After the last sky there is no sky. After the last border there is no land. The first part of Edward’s book is called ‘States’. It is a passionate and very moving meditation on displacement, on landlessness, on exile and identity. He asks, for example, in what sense Palestinians can be said to exist. He says: ‘Do we exist? What proof do we have? The further we get from the Palestine of our past, the more precarious our status, the more disrupted our being, the more intermittent our presence. When did we become a people? When did we stop being one? Or are we in the process of becoming one? What do those big questions have to do with our intimate relationships with each other and with others? We frequently end our letters with the motto “Palestinian love” or “Palestinian kisses”. Are there really such things as Palestinian intimacy and embraces, or are they simply intimacy and embraces—experiences common to everyone, neither politically significant nor particular to a nation or a people?’

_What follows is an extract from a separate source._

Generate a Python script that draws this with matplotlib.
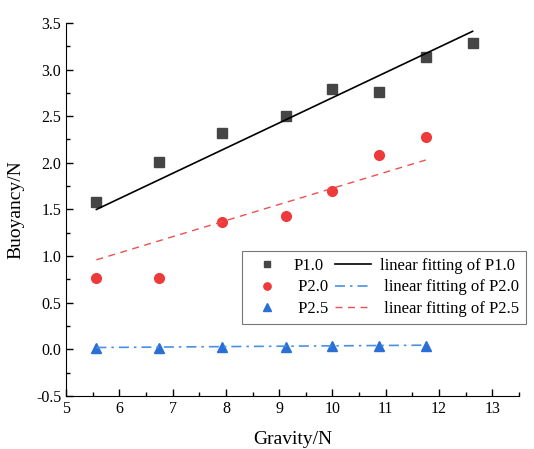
import matplotlib; matplotlib.use("Agg")
import matplotlib.pyplot as plt
import numpy as np
from matplotlib.ticker import MultipleLocator

plt.rcParams["font.family"] = ["Liberation Serif", "DejaVu Serif"]

# data
gravity = [5.57, 6.75, 7.93, 9.12, 10.0, 10.87, 11.75, 12.63]
p10 = [1.58, 2.01, 2.32, 2.50, 2.79, 2.76, 3.13, 3.28]
p20 = [0.77, 0.77, 1.37, 1.43, 1.70, 2.08, 2.28]
p25 = [0.01, 0.02, 0.03, 0.03, 0.04, 0.04, 0.04]
fit10 = [1.50, 3.41]      # ends of fitted line, x = 5.57 .. 12.63
fit20 = [0.96, 2.03]      # x = 5.57 .. 11.75
fit25 = [0.02, 0.045]     # x = 5.57 .. 11.75

g7 = gravity[:7]
fig = plt.figure(figsize=(5.34, 4.49), dpi=100)
ax = fig.add_axes([0.1236, 0.118, 0.8483, 0.831])

m1, = ax.plot(gravity, p10, "s", color="#454545", ms=6.5, ls="none", label="P1.0")
m2, = ax.plot(g7, p20, "o", color="#ee3a3a", ms=7, ls="none", label=" P2.0")
m3, = ax.plot(g7, p25, "^", color="#2a6fd6", ms=7, ls="none", label=" P2.5")
l1, = ax.plot([gravity[0], gravity[-1]], fit10, "-", color="black", lw=1.2,
              label="linear fitting of P1.0")
l2, = ax.plot([g7[0], g7[-1]], fit25, color="#4a90e2", lw=1.2,
              ls=(0, (6, 3, 1.5, 3)), label=" linear fitting of P2.0")
l3, = ax.plot([g7[0], g7[-1]], fit20, color="#ee5050", lw=1.0,
              ls=(0, (5, 4)), label=" linear fitting of P2.5")

ax.set_xlim(5, 13.5)
ax.set_ylim(-0.5, 3.5)
ax.xaxis.set_major_locator(MultipleLocator(1))
ax.xaxis.set_minor_locator(MultipleLocator(0.5))
ax.yaxis.set_minor_locator(MultipleLocator(0.25))
ax.set_yticks(np.arange(-0.5, 3.51, 0.5))
ax.set_yticklabels([f"{v:.1f}" for v in np.arange(-0.5, 3.51, 0.5)])
ax.tick_params(which="both", direction="in", labelsize=11.5, width=1)
ax.tick_params(which="major", length=5)
ax.tick_params(which="minor", length=3)
ax.spines["top"].set_visible(False)
ax.spines["right"].set_visible(False)
ax.set_xlabel("Gravity/N", fontsize=14, labelpad=10)
ax.set_ylabel("Buoyancy/N", fontsize=14, labelpad=8)

leg = ax.legend(handles=[m1, m2, m3, l1, l2, l3], ncol=2, fontsize=12,
                loc="upper left", bbox_to_anchor=(0.389, 0.389),
                fancybox=False, edgecolor="#555555", markerscale=0.75,
                handlelength=2.2, handletextpad=0.5, borderaxespad=0,
                labelspacing=0.35, columnspacing=0.4, borderpad=0.4)
leg.get_frame().set_linewidth(0.8)

fig.savefig("out.png", dpi=100)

Edward comes, as he puts it, from ‘a minority inside a minority’—a position with which I feel some sympathy, having also come from a minority group within a minority group. It is a kind of Chinese box that he describes: ‘My family and I were members of a tiny Protestant group within a much larger Greek Orthodox Christian minority, within the larger Sunni Islam majority.’ He then goes on to discuss the condition of Palestinians through the mediation of a number of recent literary works. One of these, incorrectly called an Arab Tristram Shandy in the blurb, is a wonderful comic novel about the secret life of somebody called Said, The Ill-Fated Pessoptomist. A pessoptomist, as you can see, is a person with a problem about how he sees the world. Said claims all manner of things, including, in chapter one, to have met creatures from outer space: ‘In the so-called age of ignorance before Islam, our ancestors used to form their gods from dates and eat them when in need. Who is more ignorant then, dear sir, I or those who ate their gods? You might say it is better for people to eat their gods than for the gods to eat them. I would respond, yes, but their gods were made of dates.’

A crucial idea in After the Last Sky concerns the meaning of the Palestinian experience for the form of works of art made by Palestinians. In Edward’s view, the broken or discontinuous nature of Palestinian experience entails that classic rules about form or structure cannot be true to that experience; rather, it is necessary to work through a kind of chaos or unstable form that will accurately express its essential instability. Edward then proceeds to introduce the theme—which is developed later in the book—that the history of Palestine has turned the insider (the Palestinian Arab) into the outsider. This point is illustrated by a photograph of Nazareth taken from a position in what is called Upper Nazareth—an area which did not exist in the time of Arab Palestine. Thus Arab Palestine is seen from the point of view of a new, invented Palestine, and the inside experience of the old Palestine has become the external experience in the photograph. And yet the Palestinians have remained.